[DIRECTIONS FOR THIS TASK] Retype the opening lines of the data exactly, stopping after the line that contains "-5.1, -5.0, -4.95, -5.0]". Skip every picture.

[INFORMATION PROVIDED]
◇ ◇ ◇ ◇ ◇ ◇ ◇
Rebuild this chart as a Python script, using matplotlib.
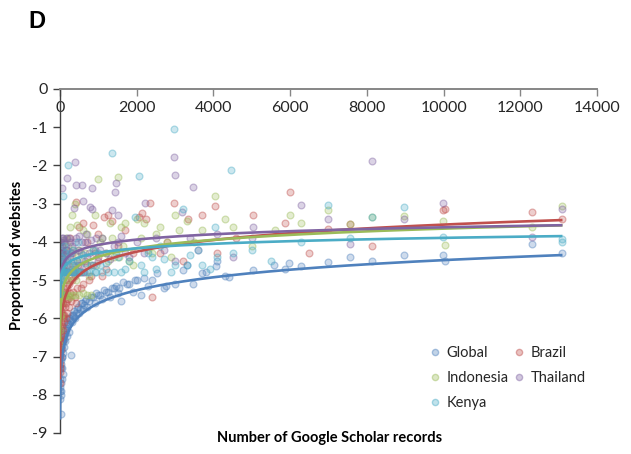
import numpy as np
import matplotlib
matplotlib.use("Agg")
import matplotlib.pyplot as plt
from matplotlib.lines import Line2D
from matplotlib.colors import to_rgba

# ---------------- data ----------------
series_names = ["Global", "Brazil", "Indonesia", "Thailand", "Kenya"]
series_colors = ["#4F81BD", "#C0504D", "#9BBB59", "#8064A2", "#4BACC6"]

global_x = [3, 8, 12, 15, 18, 25, 28, 35, 40, 45, 50, 60, 70, 80, 90, 100, 120, 140, 160, 180,
            200, 230, 260, 290, 320, 350, 400, 450, 500, 550, 600, 650, 700, 800, 900, 1000,
            1100, 1200, 1300, 1400, 1500, 1600, 1750, 1900, 2000, 2100, 2300, 2520, 2700, 2755,
            2998, 3215, 3300, 3476, 3690, 3800, 4058, 4100, 4310, 4415, 5030, 5580, 5870, 5975,
            6275, 6980, 7560, 8135, 8970, 9980, 10050, 12300, 13100,
            5, 10, 20, 30, 55, 65, 75, 85, 95, 110, 130, 150, 170, 190, 210, 240, 270, 300, 330, 370,
            420, 470, 520, 580, 630, 680, 750, 850, 950, 1050, 1150, 1250, 1350, 1450, 1550, 1650,
            1800, 1950, 2200, 2400]
global_y = [-7.8, -8.1, -7.3, -8.5, -7.7, -8.0, -7.2, -7.9, -7.6, -7.0, -7.3, -7.0, -7.45, -6.9, -6.6, -6.75, -6.4, -6.6, -6.3, -6.45,
            -6.15, -6.35, -6.0, -6.95, -6.1, -5.9, -6.0, -5.75, -5.85, -5.6, -5.75, -5.55, -5.7, -5.45, -5.6, -5.4,
            -5.5, -5.3, -5.45, -5.2, -5.35, -5.55, -5.1, -5.3, -5.0, -5.4, -5.15, -4.82, -5.2, -5.15,
            -5.1, -4.74, -4.6, -5.1, -4.82, -4.8, -4.63, -4.5, -4.89, -4.92, -4.74, -4.6, -4.71, -4.54,
            -4.63, -4.53, -4.4, -4.5, -4.35, -4.35, -4.5, -4.06, -4.3,
            -7.9, -7.6, -7.3, -7.1, -6.8, -6.7, -6.6, -6.5, -6.55, -6.4, -6.3, -6.25, -6.2, -6.1, -6.15, -6.0, -6.05, -5.9, -5.95, -5.8,
            -5.85, -5.7, -5.75, -5.6, -5.65, -5.5, -5.55, -5.45, -5.35, -5.4, -5.25, -5.3, -5.2, -5.15, -5.2, -5.05,
            -5.1, -5.0, -4.95, -5.0]

brazil_x = [1, 3, 5, 8, 12, 15, 20, 25, 30, 40, 50, 60, 70, 80, 90, 100, 120, 140, 160, 180,
            200, 230, 260, 300, 350, 400, 450, 500, 600, 700, 800, 1000, 1200,
            150, 250, 300, 420, 500, 600, 700, 850, 1000, 1150, 1250, 1350, 1500, 1700, 1900,
            2050, 2150, 2250, 2346, 2390, 2600, 2800, 2972, 3200, 3350, 3700, 4050, 4100, 4600,
            5030, 5870, 5995, 6500, 6980, 7560, 8135, 9980, 10050, 12300, 13100,
            2, 4, 6, 10, 18, 22, 35, 45, 55, 65, 75, 85, 95, 110, 130, 150, 170, 190, 210, 240,
            280, 320, 380, 420, 480, 550, 650, 750, 900, 1100]
brazil_y = [-7.7, -7.3, -7.0, -6.6, -6.9, -6.3, -6.6, -6.1, -6.4, -5.9, -6.2, -5.7, -6.0, -5.6, -5.9, -5.4, -5.7, -5.3, -5.6, -5.2,
            -5.5, -5.1, -5.35, -5.0, -5.3, -4.9, -5.2, -4.8, -5.1, -4.6, -4.9, -4.4, -4.7,
            -4.2, -3.9, -4.3, -2.95, -3.6, -3.5, -4.0, -3.55, -3.8, -3.35, -3.3, -3.45, -4.1, -3.7, -4.3,
            -3.35, -3.25, -3.4, -2.99, -5.44, -4.3, -4.0, -2.97, -4.5, -3.4, -3.3, -3.07, -4.3, -3.9,
            -3.3, -3.5, -2.7, -4.3, -3.65, -3.52, -4.1, -3.17, -3.13, -3.22, -3.41,
            -7.2, -6.8, -7.4, -6.2, -6.8, -5.8, -6.5, -5.6, -6.6, -5.4, -6.3, -5.2, -6.1, -5.9, -5.0, -6.0, -5.5, -5.85, -5.0, -5.7,
            -5.55, -4.7, -5.45, -5.6, -4.6, -5.2, -4.5, -5.0, -4.3, -4.9]

indonesia_x = [1, 2, 5, 10, 15, 20, 30, 40, 60, 80, 100, 150, 200, 250, 300, 400, 500, 600, 700, 800,
               50, 100, 150, 200, 250, 300, 350, 400, 450, 500, 600, 700, 800, 900, 1000, 1100, 1200,
               1300, 1400, 1500, 1600, 1700, 1800, 2000, 2200, 2400, 2600, 2800, 3000, 3300, 3700,
               4050, 4300, 4500, 5000, 5600, 6000, 6275, 6980, 7560, 8135, 8970, 9980, 10050, 12300, 13100,
               3, 7, 12, 25, 35, 45, 55, 70, 90, 120, 130, 170, 220, 280, 330, 380, 430, 480, 550, 650,
               750, 850, 950, 1050, 1250, 1350, 1550, 1650, 1900, 2100, 2300, 2500, 2900, 3100, 3500]
indonesia_y = [-6.7, -6.3, -6.0, -5.6, -5.9, -5.4, -5.6, -5.4, -5.4, -5.45, -5.4, -5.4, -5.4, -5.45, -5.4, -5.4, -5.4, -5.35, -5.4, -5.4,
               -4.3, -4.0, -3.9, -4.1, -3.6, -3.3, -4.5, -3.0, -3.55, -4.2, -3.7, -3.8, -4.6, -3.3, -2.35, -3.9, -4.3,
               -3.5, -4.4, -2.3, -3.6, -3.5, -4.5, -3.4, -3.5, -4.3, -3.6, -4.0, -3.3, -3.45, -3.7,
               -2.8, -3.4, -3.6, -4.1, -3.7, -3.3, -3.5, -3.17, -3.52, -3.35, -3.32, -3.46, -4.08, -3.6, -3.05,
               -5.4, -5.4, -5.1, -5.4, -4.9, -5.4, -4.5, -5.4, -4.7, -5.4, -4.4, -5.0, -4.6, -4.9, -4.2, -4.7, -5.0, -4.4, -4.8, -4.3,
               -4.9, -4.2, -4.6, -4.0, -4.5, -3.9, -4.4, -4.1, -4.6, -3.9, -4.2, -3.8, -4.4, -3.7, -4.0]

thailand_x = [1, 3, 5, 8, 10, 15, 20, 25, 30, 40, 50, 60, 70, 80, 100, 120, 140, 160, 180, 200,
              230, 260, 300, 350, 400, 450, 500, 550, 600, 650, 700, 800, 900, 1000, 1100, 1200,
              1400, 1600, 1800, 2000, 2200, 2500, 2700, 3000, 3400, 3600, 4100, 4500, 5000,
              60, 174, 390, 410, 583, 843, 373, 600, 825, 782, 1347, 1460, 1434, 1500, 2216, 2972,
              2990, 3190, 3476, 5023, 6275, 6980, 7560, 8135, 8970, 9980, 12300, 13100,
              2, 4, 6, 12, 18, 22, 35, 45, 55, 65, 75, 90, 110, 130, 150, 170, 190, 210, 250, 280,
              330, 370, 420, 470, 530, 580, 630, 680, 750, 850, 950, 1050, 1300, 1500, 1700]
thailand_y = [-4.8, -4.5, -4.3, -4.8, -4.1, -4.6, -4.0, -4.8, -4.4, -3.9, -4.8, -4.2, -4.5, -3.95, -4.8, -4.3, -4.05, -4.6, -4.2, -4.8,
              -3.9, -4.4, -4.1, -4.8, -4.0, -4.5, -3.85, -4.3, -4.8, -4.0, -4.4, -3.95, -4.2, -4.5, -3.9, -4.3,
              -4.1, -3.85, -4.4, -4.0, -4.3, -3.9, -4.2, -4.5, -3.9, -4.2, -3.8, -4.4, -3.9,
              -2.58, -2.32, -1.92, -2.51, -2.51, -2.58, -3.12, -2.93, -3.13, -3.1, -3.17, -2.47, -2.7, -3.3, -2.99, -1.77,
              -2.25, -3.21, -2.56, -3.6, -3.04, -3.4, -4.06, -1.89, -3.4, -2.99, -3.87, -3.14,
              -4.8, -4.2, -4.0, -4.8, -4.3, -4.6, -4.8, -4.1, -4.4, -4.8, -3.9, -4.3, -4.6, -4.8, -4.2, -3.9, -4.45, -4.8, -4.0, -4.3,
              -4.6, -4.8, -3.9, -4.2, -4.6, -4.0, -4.8, -3.8, -4.3, -4.6, -3.9, -4.2, -4.45, -4.0, -4.3]

kenya_x = [1, 3, 5, 8, 10, 15, 20, 30, 40, 50, 70, 80, 100, 130, 160, 217, 250, 300, 350, 400,
           450, 500, 600, 700, 800, 900, 1000, 1100, 1200, 1364, 1400, 1500, 1700, 1950, 2050,
           2100, 2300, 2500, 2700, 2980, 3000, 3200, 3400, 3700, 4050, 4100, 4450, 4500, 5000,
           5500, 6275, 6980, 7560, 8135, 8970, 9980, 13100, 13100,
           2, 4, 6, 12, 18, 25, 35, 45, 60, 90, 110, 140, 180, 200, 270, 320, 380, 430, 480, 550,
           650, 750, 850, 950, 1050, 1250, 1450, 1600, 1800, 2200, 2400, 2600, 2900, 3300, 3600, 3900]
kenya_y = [-5.3, -5.0, -5.2, -4.8, -5.1, -4.8, -4.6, -4.8, -5.0, -4.8, -2.8, -4.5, -4.8, -4.3, -4.8, -2.0, -4.6, -4.8, -4.2, -4.8,
           -4.5, -4.8, -4.35, -4.8, -4.6, -4.8, -4.3, -4.8, -4.55, -1.67, -4.8, -4.4, -4.7, -3.35, -2.27,
           -4.6, -4.3, -4.7, -4.45, -1.05, -4.6, -3.15, -4.35, -4.6, -3.6, -4.4, -2.12, -4.3, -4.2,
           -4.5, -4.0, -3.04, -3.9, -3.35, -3.09, -3.87, -3.93, -4.0,
           -5.1, -4.8, -4.6, -4.8, -5.0, -4.8, -4.4, -4.8, -4.6, -4.8, -4.1, -4.8, -4.5, -4.8, -4.3, -4.8, -4.6, -4.8, -4.0, -4.8,
           -4.55, -4.8, -4.2, -4.8, -4.6, -4.8, -4.3, -4.8, -4.5, -4.8, -4.4, -4.1, -4.8, -4.6, -4.2, -4.7]

# logarithmic trendline coefficients (y = slope * ln(x) + intercept)
trend_slope = [0.49, 0.44, 0.32, 0.20, 0.17]
trend_intercept = [-8.99, -7.60, -6.60, -5.46, -5.46]
trend_xstart = [2, 1, 1, 1, 1]
trend_xend = [13100, 13100, 13100, 13100, 13100]

x_ticks = [0, 2000, 4000, 6000, 8000, 10000, 12000, 14000]
y_ticks = [0, -1, -2, -3, -4, -5, -6, -7, -8, -9]

all_x = [global_x, brazil_x, indonesia_x, thailand_x, kenya_x]
all_y = [global_y, brazil_y, indonesia_y, thailand_y, kenya_y]

# ---------------- figure ----------------
plt.rcParams['font.family'] = ['Lato', 'DejaVu Sans']
fig = plt.figure(figsize=(6.31, 4.54), dpi=100)
ax = fig.add_axes([60 / 631, 1 - 433 / 454, (597 - 60) / 631, (433 - 89) / 454])

handles = {}
for name, col, xs, ys in zip(series_names, series_colors, all_x, all_y):
    ax.scatter(xs, ys, s=24, facecolor=to_rgba(col, 0.28),
               edgecolor=to_rgba(col, 0.42), linewidth=0.9, zorder=2)
    handles[name] = Line2D([], [], marker='o', linestyle='none', markersize=4.5,
                           markerfacecolor=to_rgba(col, 0.35),
                           markeredgecolor=to_rgba(col, 0.45))

for col, a, b, x0, x1 in zip(series_colors, trend_slope, trend_intercept, trend_xstart, trend_xend):
    xf = np.geomspace(x0, x1, 500)
    ax.plot(xf, a * np.log(xf) + b, color=col, lw=1.9, zorder=3, solid_capstyle='butt')

ax.set_xlim(0, 14000)
ax.set_ylim(-9, 0)
ax.set_xticks(x_ticks)
ax.set_yticks(y_ticks)
ax.set_xticklabels([str(t) for t in x_ticks])
ax.set_yticklabels([str(t) for t in y_ticks])

for s in ['top', 'right']:
    ax.spines[s].set_visible(False)
ax.spines['bottom'].set_position(('data', 0))
ax.spines['bottom'].set_color('#868686')
ax.spines['bottom'].set_linewidth(1.4)
ax.spines['left'].set_color('#404040')
ax.spines['left'].set_linewidth(1.0)

ax.tick_params(axis='x', direction='out', length=5, width=1.0, color='#868686',
               labelsize=11.5, labelcolor='#262626', pad=4)
ax.tick_params(axis='y', direction='out', length=5, width=1.0, color='#404040',
               labelsize=11.5, labelcolor='#262626', pad=4)

fig.text(330 / 631, 1 - 438 / 454, "Number of Google Scholar records", ha='center', va='center',
         fontsize=10.5, fontweight='bold', color='black')
fig.text(17 / 631, 1 - 255 / 454, "Proportion of websites", ha='center', va='center',
         rotation=90, fontsize=10.5, fontweight='bold', color='black')
fig.text(28 / 631, 1 - 22 / 454, "D", ha='left', va='center', fontsize=17,
         fontweight='bold', family='Liberation Sans', color='black')

order = ["Global", "Indonesia", "Kenya", "Brazil", "Thailand"]
leg = fig.legend([handles[n] for n in order], order, ncol=2, frameon=False,
                 loc='upper left', bbox_to_anchor=(425 / 631, 1 - 340 / 454),
                 fontsize=10.5, handlelength=0.6, handletextpad=0.5,
                 columnspacing=0.4, labelspacing=0.75, borderaxespad=0)
for t in leg.get_texts():
    t.set_color('#262626')

fig.savefig("out.png", dpi=100)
◇ ◇ ◇ ◇ ◇ ◇ ◇
[SOLVED PROBLEM]
Rebuild this chart as a Python script, using matplotlib.
import numpy as np
import matplotlib
matplotlib.use("Agg")
import matplotlib.pyplot as plt
from matplotlib.lines import Line2D
from matplotlib.colors import to_rgba

# ---------------- data ----------------
series_names = ["Global", "Brazil", "Indonesia", "Thailand", "Kenya"]
series_colors = ["#4F81BD", "#C0504D", "#9BBB59", "#8064A2", "#4BACC6"]

global_x = [3, 8, 12, 15, 18, 25, 28, 35, 40, 45, 50, 60, 70, 80, 90, 100, 120, 140, 160, 180,
            200, 230, 260, 290, 320, 350, 400, 450, 500, 550, 600, 650, 700, 800, 900, 1000,
            1100, 1200, 1300, 1400, 1500, 1600, 1750, 1900, 2000, 2100, 2300, 2520, 2700, 2755,
            2998, 3215, 3300, 3476, 3690, 3800, 4058, 4100, 4310, 4415, 5030, 5580, 5870, 5975,
            6275, 6980, 7560, 8135, 8970, 9980, 10050, 12300, 13100,
            5, 10, 20, 30, 55, 65, 75, 85, 95, 110, 130, 150, 170, 190, 210, 240, 270, 300, 330, 370,
            420, 470, 520, 580, 630, 680, 750, 850, 950, 1050, 1150, 1250, 1350, 1450, 1550, 1650,
            1800, 1950, 2200, 2400]
global_y = [-7.8, -8.1, -7.3, -8.5, -7.7, -8.0, -7.2, -7.9, -7.6, -7.0, -7.3, -7.0, -7.45, -6.9, -6.6, -6.75, -6.4, -6.6, -6.3, -6.45,
            -6.15, -6.35, -6.0, -6.95, -6.1, -5.9, -6.0, -5.75, -5.85, -5.6, -5.75, -5.55, -5.7, -5.45, -5.6, -5.4,
            -5.5, -5.3, -5.45, -5.2, -5.35, -5.55, -5.1, -5.3, -5.0, -5.4, -5.15, -4.82, -5.2, -5.15,
            -5.1, -4.74, -4.6, -5.1, -4.82, -4.8, -4.63, -4.5, -4.89, -4.92, -4.74, -4.6, -4.71, -4.54,
            -4.63, -4.53, -4.4, -4.5, -4.35, -4.35, -4.5, -4.06, -4.3,
            -7.9, -7.6, -7.3, -7.1, -6.8, -6.7, -6.6, -6.5, -6.55, -6.4, -6.3, -6.25, -6.2, -6.1, -6.15, -6.0, -6.05, -5.9, -5.95, -5.8,
            -5.85, -5.7, -5.75, -5.6, -5.65, -5.5, -5.55, -5.45, -5.35, -5.4, -5.25, -5.3, -5.2, -5.15, -5.2, -5.05,
            -5.1, -5.0, -4.95, -5.0]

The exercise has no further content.